O Direito Penal bisonho que nos acanha
Recebi de Márcio Scansani, editor da Armada, O Inacreditável Direito Penal Brasileiro, muito bem escrito pelo professor e jurista paranaense Bruno Zampier, que, além de penalista, responde por inúmeros trabalhos sobre filosofia clássica e escolástica.
O Direito Penal é um caso sério, e sempre foi, porque sequer existe consenso sobre o que venha a ser crime ou criminoso! Positivistas apelaram para o determinismo biológico ou social, aplicando sanção contra quem desafia as leis da terra. Marxistas elevaram o criminoso à condição de vítima, descurando a vítima real em muito pouco ou quase nada.
A tarefa da sanção penal, justaposta à função de controle social, em vez de continuar se prestando a equilibrar e a realizar a contenção dos comportamentos desviantes, foi se transformando paulatinamente em instrumento – apenas – de constrição da liberdade pessoal (conforme a conveniência). À medida que o interesse público foi perdendo densidade e se liquefazendo com a prevalência da cri-crítica e da abominável ideia de que o crime é benéfico (dizem os especialistas que ele consagra a identidade e os valores da sociedade), a permissividade tomou as vielas e os palácios.

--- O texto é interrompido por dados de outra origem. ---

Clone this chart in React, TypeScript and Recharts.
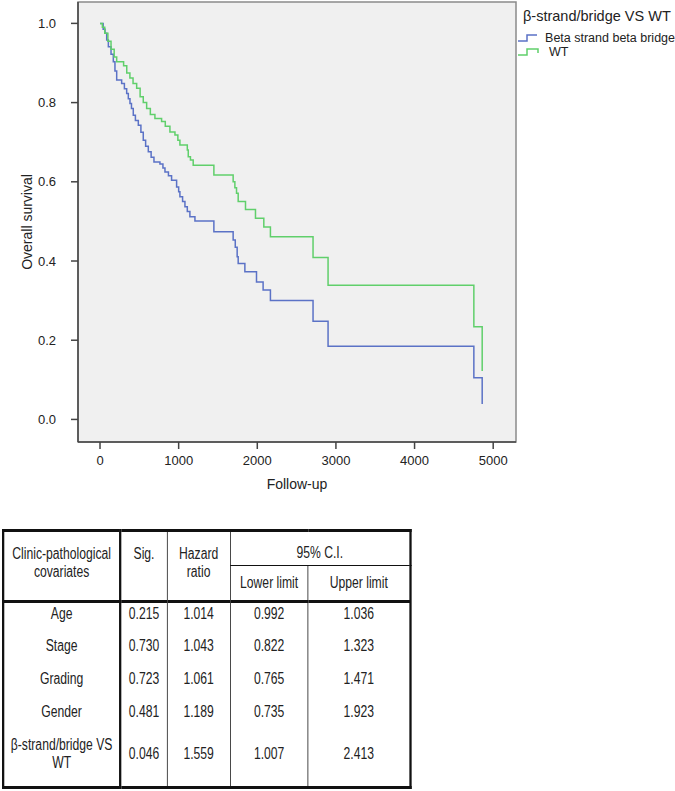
import React from 'react'
import {
  LineChart,
  Line,
  XAxis,
  YAxis,
  ReferenceArea,
} from 'recharts'

// Kaplan-Meier steps: time (days) and survival after the event
const BETA_T = [0, 40, 64, 85, 106, 140, 169, 190, 212, 275, 310, 339, 360, 381, 400, 423, 450, 487, 520, 550, 580, 614, 650, 686, 762, 800, 826, 870, 910, 974, 1000, 1016, 1050, 1080, 1110, 1143, 1207, 1448, 1693, 1720, 1744, 1757, 1842, 1990, 2074, 2167, 2709, 2900, 4754, 4860]
const BETA_S = [1.0, 0.985, 0.975, 0.958, 0.941, 0.922, 0.903, 0.88, 0.857, 0.848, 0.835, 0.823, 0.81, 0.798, 0.785, 0.768, 0.755, 0.743, 0.725, 0.705, 0.69, 0.676, 0.662, 0.65, 0.645, 0.635, 0.625, 0.615, 0.604, 0.587, 0.575, 0.562, 0.55, 0.537, 0.525, 0.512, 0.501, 0.474, 0.453, 0.435, 0.411, 0.394, 0.373, 0.347, 0.327, 0.3, 0.248, 0.185, 0.105, 0.039]

const WT_T = [0, 30, 60, 100, 140, 180, 212, 300, 340, 380, 420, 466, 510, 550, 593, 640, 698, 783, 830, 889, 953, 990, 1016, 1110, 1122, 1150, 1185, 1448, 1693, 1715, 1736, 1757, 1850, 1977, 2083, 2167, 2709, 2900, 4754, 4860]
const WT_S = [1.0, 0.99, 0.975, 0.955, 0.935, 0.915, 0.903, 0.893, 0.875, 0.862, 0.848, 0.836, 0.815, 0.8, 0.785, 0.77, 0.76, 0.752, 0.74, 0.726, 0.718, 0.705, 0.693, 0.68, 0.663, 0.655, 0.642, 0.617, 0.6, 0.585, 0.571, 0.55, 0.53, 0.508, 0.486, 0.461, 0.409, 0.339, 0.234, 0.122]

const X_TICKS = [0, 1000, 2000, 3000, 4000, 5000]
const Y_TICKS = [0, 0.2, 0.4, 0.6, 0.8, 1.0]

const SERIES_NAMES = ['Beta strand beta bridge', 'WT']
const SERIES_COLORS = ['#5b72c6', '#60cf6b']

const COVARIATES = ['Age', 'Stage', 'Grading', 'Gender', 'β-strand/bridge VS WT']
const SIG = ['0.215', '0.730', '0.723', '0.481', '0.046']
const HAZARD = ['1.014', '1.043', '1.061', '1.189', '1.559']
const LOWER = ['0.992', '0.822', '0.765', '0.735', '1.007']
const UPPER = ['1.036', '1.323', '1.471', '1.923', '2.413']

const betaData = BETA_T.map((t, i) => ({ t, s: BETA_S[i] }))
const wtData = WT_T.map((t, i) => ({ t, s: WT_S[i] }))

const SANS = '"Liberation Sans", Arial, Helvetica, sans-serif'

// table is drawn wide and squeezed horizontally to mimic a narrow typeface
const SQUEEZE = 0.76
const COL_W = [117, 47, 63, 78, 102].map((w) => w / SQUEEZE)

const thick = '3px solid #111'
const thin = '1px solid #111'

export default function App() {
  const cell: React.CSSProperties = {
    fontFamily: SANS,
    fontSize: 16,
    color: '#222',
    textAlign: 'center',
    lineHeight: '18px',
    padding: 0,
  }
  return (
    <div style={{ position: 'relative', width: 675, height: 791, background: '#fff' }}>
      <style>{`body{margin:0}`}</style>
      <LineChart
        width={675}
        height={500}
        margin={{ top: 2, right: 159, bottom: 0, left: 0 }}
      >
        <ReferenceArea
          x1={-280}
          x2={5290}
          y1={-0.057}
          y2={1.054}
          fill="#f0f0f0"
          fillOpacity={1}
          stroke="#8a8a8a"
          strokeWidth={1.5}
        />
        <XAxis
          dataKey="t"
          type="number"
          domain={[-280, 5290]}
          ticks={X_TICKS}
          allowDataOverflow
          height={58}
          tickSize={7}
          tickMargin={7}
          axisLine={{ stroke: '#444', strokeWidth: 1.5 }}
          tickLine={{ stroke: '#444', strokeWidth: 1.5 }}
          tick={{ fontFamily: SANS, fontSize: 13, fill: '#222' }}
          label={{ value: 'Follow-up', position: 'insideBottom', offset: 11, style: { fontFamily: SANS, fontSize: 14, fill: '#222' } }}
        />
        <YAxis
          type="number"
          domain={[-0.057, 1.054]}
          ticks={Y_TICKS}
          allowDataOverflow
          width={78}
          tickSize={7}
          tickMargin={15}
          tickFormatter={(v: number) => v.toFixed(1)}
          axisLine={{ stroke: '#444', strokeWidth: 1.5 }}
          tickLine={{ stroke: '#444', strokeWidth: 1.5 }}
          tick={{ fontFamily: SANS, fontSize: 13, fill: '#222' }}
          label={{ value: 'Overall survival', angle: -90, position: 'insideLeft', offset: 27, style: { textAnchor: 'middle', fontFamily: SANS, fontSize: 14, fill: '#222' } }}
        />
        <Line
          data={betaData}
          dataKey="s"
          name={SERIES_NAMES[0]}
          type="stepAfter"
          stroke={SERIES_COLORS[0]}
          strokeWidth={1.5}
          dot={false}
          isAnimationActive={false}
        />
        <Line
          data={wtData}
          dataKey="s"
          name={SERIES_NAMES[1]}
          type="stepAfter"
          stroke={SERIES_COLORS[1]}
          strokeWidth={1.5}
          dot={false}
          isAnimationActive={false}
        />
      </LineChart>

      {/* Legend */}
      <div style={{ position: 'absolute', left: 516, top: 7, width: 159, fontFamily: SANS, color: '#222' }}>
        <div style={{ fontSize: 14.5, lineHeight: '18px', marginLeft: 7, whiteSpace: 'nowrap' }}>β-strand/bridge VS WT</div>
        <div style={{ marginTop: 6 }}>
          {SERIES_NAMES.map((name, i) => (
            <div key={name} style={{ display: 'flex', alignItems: 'center', height: 14 }}>
              <svg width={23} height={12} style={{ marginLeft: 2, marginRight: 8 }}>
                <path d="M0 9 H9 V3 H20 V7" fill="none" stroke={SERIES_COLORS[i]} strokeWidth={1.5} />
              </svg>
              <span style={{ fontSize: 12.5, whiteSpace: 'nowrap' }}>{name}</span>
            </div>
          ))}
        </div>
      </div>

      {/* Cox regression table */}
      <table
        style={{
          position: 'absolute',
          left: 2,
          top: 529,
          width: 407 / SQUEEZE,
          height: 260,
          borderCollapse: 'collapse',
          tableLayout: 'fixed',
          border: thick,
          transform: `scaleX(${SQUEEZE})`,
          transformOrigin: '0 0',
        }}
      >
        <colgroup>
          {COL_W.map((w, i) => (
            <col key={i} style={{ width: w }} />
          ))}
        </colgroup>
        <tbody>
          <tr style={{ height: 35 }}>
            <td rowSpan={2} style={{ ...cell, verticalAlign: 'top', paddingTop: 13, borderRight: thick, borderBottom: thick }}>
              Clinic-pathological<br />covariates
            </td>
            <td rowSpan={2} style={{ ...cell, verticalAlign: 'top', paddingTop: 13, borderRight: thin, borderBottom: thick }}>
              Sig.
            </td>
            <td rowSpan={2} style={{ ...cell, verticalAlign: 'top', paddingTop: 13, borderRight: thin, borderBottom: thick }}>
              Hazard<br />ratio
            </td>
            <td colSpan={2} style={{ ...cell, paddingTop: 8, borderBottom: thin }}>
              95% C.I.
            </td>
          </tr>
          <tr style={{ height: 36 }}>
            <td style={{ ...cell, borderRight: thin, borderBottom: thick }}>Lower limit</td>
            <td style={{ ...cell, borderBottom: thick }}>Upper limit</td>
          </tr>
          {COVARIATES.map((c, i) => {
            const last = i === COVARIATES.length - 1
            const h = i === 0 ? 28 : last ? 59 : 33
            const pb = i === 0 ? 4 : last ? 6 : 0
            return (
              <tr key={c} style={{ height: h }}>
                <td style={{ ...cell, paddingBottom: pb, borderRight: thick, paddingLeft: last ? 4 : 0, paddingRight: last ? 4 : 0 }}>{c}</td>
                <td style={{ ...cell, paddingBottom: pb, borderRight: thin }}>{SIG[i]}</td>
                <td style={{ ...cell, paddingBottom: pb, borderRight: thin }}>{HAZARD[i]}</td>
                <td style={{ ...cell, paddingBottom: pb, borderRight: thin }}>{LOWER[i]}</td>
                <td style={{ ...cell, paddingBottom: pb }}>{UPPER[i]}</td>
              </tr>
            )
          })}
        </tbody>
      </table>
    </div>
  )
}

Extraordinariamente, surgem pessoas dispostas a enfrentar o problema. Alguns exageram ao se distanciarem do humanismo razoável. Bruno Zampier, ao contrário, demonstrando clareza, domínio e proporcionalidade, examinou vinte e sete tópicos seminais, percorrendo desde a análise das incompreensíveis regras da imputabilidade penal para quem pode votar ou mesmo casar-se, da saidinha de matricidas em dia das mães e da permissão de aterrisagem de “aviões” nos cafofos das prisões, até a questão da prescrição benéfica a corruptos, abusadores de poder, estupradores e latrocidas.
O livro de Zampier aborta o tecnicismo. Tem sim pitadas de humor, mas de jeito algum se afasta das responsabilidades atribuíveis aos homens de fé: dizer e defender a verdade. No tempo em que vivemos, o cenário felliniano do picadeiro do Direito Penal brasileiro encontra-se ocupado com contorcionistas do nullun crimen sine lege e trapezistas de habeas corpus. O subjetivismo dos decisores, que nem disfarçam o prazer proporcionado pela sevícia e suplício dos processados, desonra cátedras e desanca diplomados.
A farra da desconstrução atravessou o limite da tolerância, instituições se renderam à anomia, personagens perderam suas máscaras, sustos chutam portas e a paúra assumiu o controle. Mas Zampier sabe lidar com tudo isto. O inacreditável não o espanta ou surpreende, pois a justiça que o autor defende não implica critérios, métodos ou parâmetros, mas a realidade, propriamente em si.
*Rogério Torres é advogado e membro da Lexum.